This is came from the study of Hartshorne Exercise I.5.13., which asks to show the set of nonnormal points of a variety is a proper closed subset. Below is my trial for answering the question.
If a variety $X$ is affine, then let $A := A(X)$. Using the notation of theorem 3.9, let $A'$ be the integral closure of $A$. Then, by Theorem 3.9, by setting $L=K$, we may assume $A' = A[f_{1},\cdots, f_{l}]$ where $f_{i} = a_{i}/b_{i}$ for some $a_{i},b_{i} \in A$. Thus, $A_{b_{1}, \cdots ,b_{m}} \supseteq A'$ and $A_{b_{1},\cdots, b_{m}} \cong A'_{b_{1},\cdots, b_{m}}$. Since the union of zero locus of $b_{1},\cdots, b_{m}$ is proper (since $A$ is integral domain), for any points $P$ which is outside of the zero locus, its related maximal ideal $\mathfrak{m}_{P}$ do not contain $b_{1},\cdots, b_{m}$, thus the local ring $A_{\mathfrak{m}_{P}} \cong A'_{\mathfrak{m}_{P}}$.
Thus we knows that $A_{\mathfrak{m}_{P}}$ is integrally closed local domain.
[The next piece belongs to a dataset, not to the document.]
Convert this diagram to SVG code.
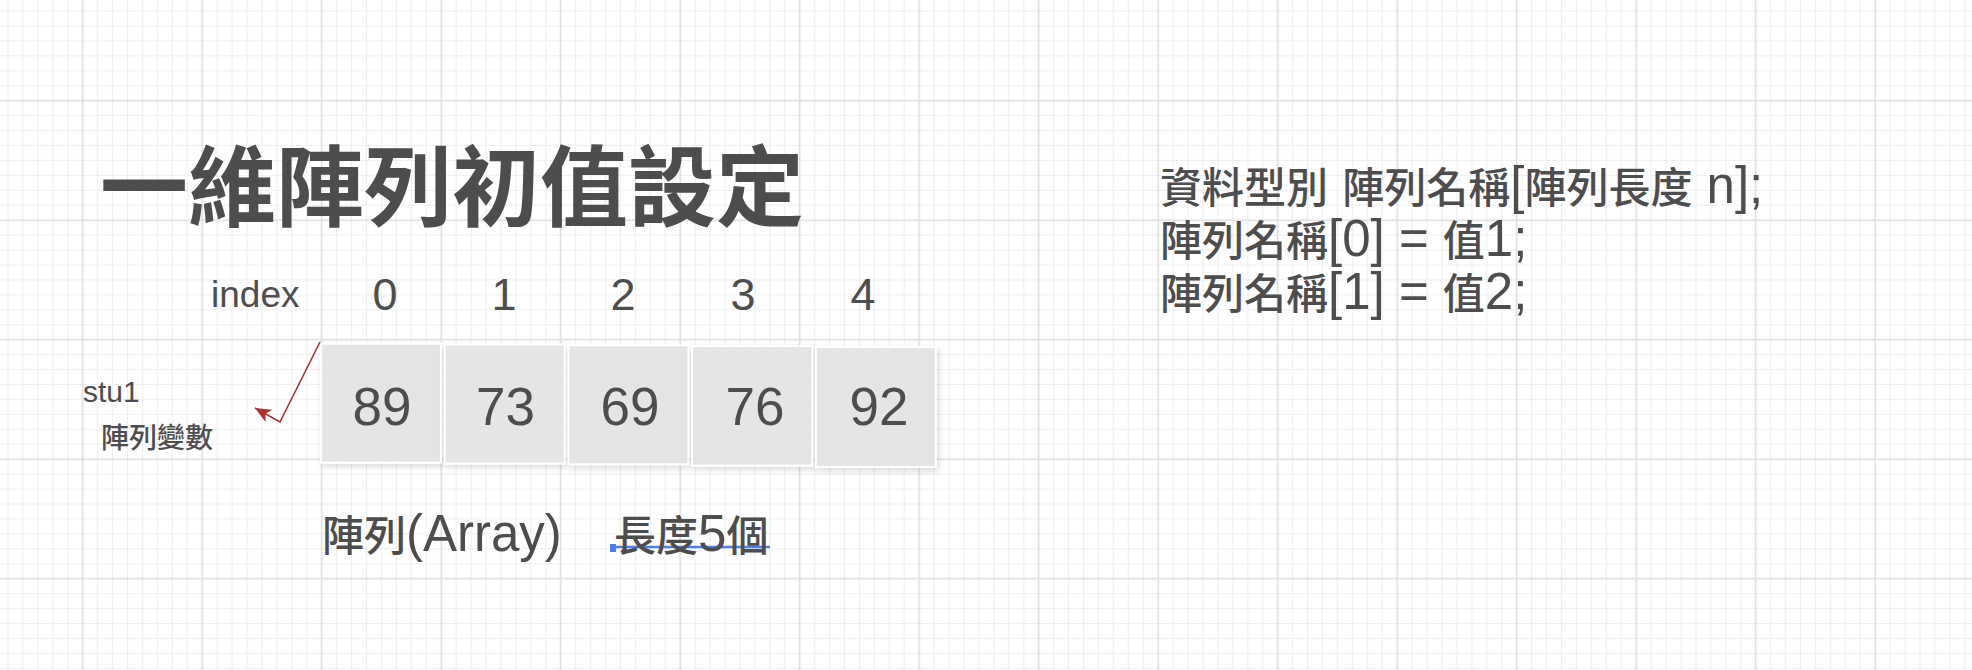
<svg xmlns="http://www.w3.org/2000/svg" width="1972" height="670" viewBox="0 0 1972 670">
  <style>
    .lat { font-family: "Liberation Sans", Arial, "Noto Sans CJK TC", sans-serif; fill: #4d4d4d; }
    .cjk { font-family: "Noto Sans CJK TC", "Liberation Sans", sans-serif; fill: #4d4d4d; font-weight: 500; }
    .title { font-size: 88px; font-weight: 600; }
    .idx { font-size: 45px; text-anchor: middle; }
    .val { font-size: 53px; text-anchor: middle; }
    .cell { fill: #e5e5e5; stroke: #ffffff; stroke-width: 2; filter: url(#shadow); }
    .c42 { font-size: 42px; }
    .l51 { font-family: "Liberation Sans", Arial, sans-serif; font-size: 51px; font-weight: 400; }
    .minor { stroke: #efefef; stroke-width: 1.2; fill: none; }
    .major { stroke: #dcdcdc; stroke-width: 1.5; fill: none; }
    .conn { stroke: #a83232; stroke-width: 1.6; fill: none; }
  </style>
  <defs>
    <pattern id="grid" x="75.23" y="93.23" width="119.5" height="119.5" patternUnits="userSpaceOnUse">
      <path class="minor" d="M22.41 0V119.5M37.35 0V119.5M52.28 0V119.5M67.22 0V119.5M82.16 0V119.5M97.09 0V119.5M112.03 0V119.5M0 22.41H119.5M0 37.35H119.5M0 52.28H119.5M0 67.22H119.5M0 82.16H119.5M0 97.09H119.5M0 112.03H119.5"/>
      <path class="major" d="M7.47 0V119.5M0 7.47H119.5"/>
    </pattern>
    <filter id="shadow" x="-10%" y="-10%" width="130%" height="130%">
      <feDropShadow dx="2" dy="3" stdDeviation="3" flood-color="#000000" flood-opacity="0.14"/>
    </filter>
    <marker id="arrow" markerUnits="userSpaceOnUse" markerWidth="18" markerHeight="14" refX="16" refY="7" orient="auto">
      <path d="M0 0L16 7L0 14L4 7Z" fill="#a83232"/>
    </marker>
  </defs>

  <rect x="0" y="0" width="1972" height="670" fill="#ffffff"/>
  <rect x="0" y="0" width="1972" height="670" fill="url(#grid)"/>

  <g id="title">
    <text class="cjk title" x="100" y="219">一維陣列初值設定</text>
  </g>

  <g id="index-row">
    <text class="lat" x="211" y="307" font-size="37">index</text>
    <text class="lat idx" x="385" y="310">0</text>
    <text class="lat idx" x="504" y="310">1</text>
    <text class="lat idx" x="623" y="310">2</text>
    <text class="lat idx" x="743" y="310">3</text>
    <text class="lat idx" x="863" y="310">4</text>
  </g>

  <g id="cell-0">
    <rect class="cell" x="321" y="343.7" width="120" height="119"/>
    <text class="lat val" x="382" y="425">89</text>
  </g>
  <g id="cell-1">
    <rect class="cell" x="444.7" y="344.5" width="120" height="119"/>
    <text class="lat val" x="505.5" y="425">73</text>
  </g>
  <g id="cell-2">
    <rect class="cell" x="568.4" y="345.3" width="120" height="119"/>
    <text class="lat val" x="630" y="425">69</text>
  </g>
  <g id="cell-3">
    <rect class="cell" x="692.1" y="346.1" width="120" height="119.5"/>
    <text class="lat val" x="755" y="425">76</text>
  </g>
  <g id="cell-4">
    <rect class="cell" x="815.8" y="347" width="120" height="120"/>
    <text class="lat val" x="879" y="425">92</text>
  </g>

  <g id="stu1">
    <text class="lat" x="83" y="402" font-size="30">stu1</text>
  </g>
  <g id="array-variable">
    <text class="cjk" x="101" y="448" font-size="28">陣列變數</text>
  </g>

  <g id="array-label">
    <text class="cjk c42" x="322" y="551">陣列<tspan class="l51">(Array)</tspan></text>
  </g>
  <g id="length-label">
    <rect x="610" y="544" width="6" height="8" fill="#4d7ef7"/>
    <line x1="613" y1="547" x2="770" y2="547" stroke="#4d7ef7" stroke-width="2.5"/>
    <text class="cjk c42" x="614" y="551">長度<tspan class="l51">5</tspan>個</text>
  </g>

  <g id="syntax">
    <text class="cjk c42" x="1160" y="203">資料型別<tspan class="l51"> </tspan>陣列名稱<tspan class="l51">[</tspan>陣列長度<tspan class="l51"> n];</tspan></text>
    <text class="cjk c42" x="1160" y="256">陣列名稱<tspan class="l51">[0] = </tspan>值<tspan class="l51">1;</tspan></text>
    <text class="cjk c42" x="1160" y="309">陣列名稱<tspan class="l51">[1] = </tspan>值<tspan class="l51">2;</tspan></text>
  </g>

  <g id="connectors">
    <path class="conn" d="M320 342L280 422L255 408" marker-end="url(#arrow)"/>
  </g>
</svg>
My question is, does it implies regular? All I found is that regular local ring is integrally closed, however, I do not know whether its converse is true or not.
EDIT: I want to know the answer of questions; if it is true, then it directly gives an answer of the Exercise. (If the answer of the question is true, then $A_{\mathfrak{m}_{P}}$ is regular for all $P$ which is not in the union of zero locus of $b_{1},\cdots, b_{m}$, thus the set of singular points are proper closed set, done.)
Best Answer
No, this is not true. One may consider Hartshorne exercise I.3.17(b): solving this gives that $V(z^2=xy)\subset \Bbb A^3$ is normal, so all of its local rings are integrally closed, but by the Jacobian criteria, this variety is singular at the origin.
Your proof of exercise I.5.13 looks correct to me, assuming you've proven the fact about the union of the zero loci of the $b_i$ carefully elsewhere.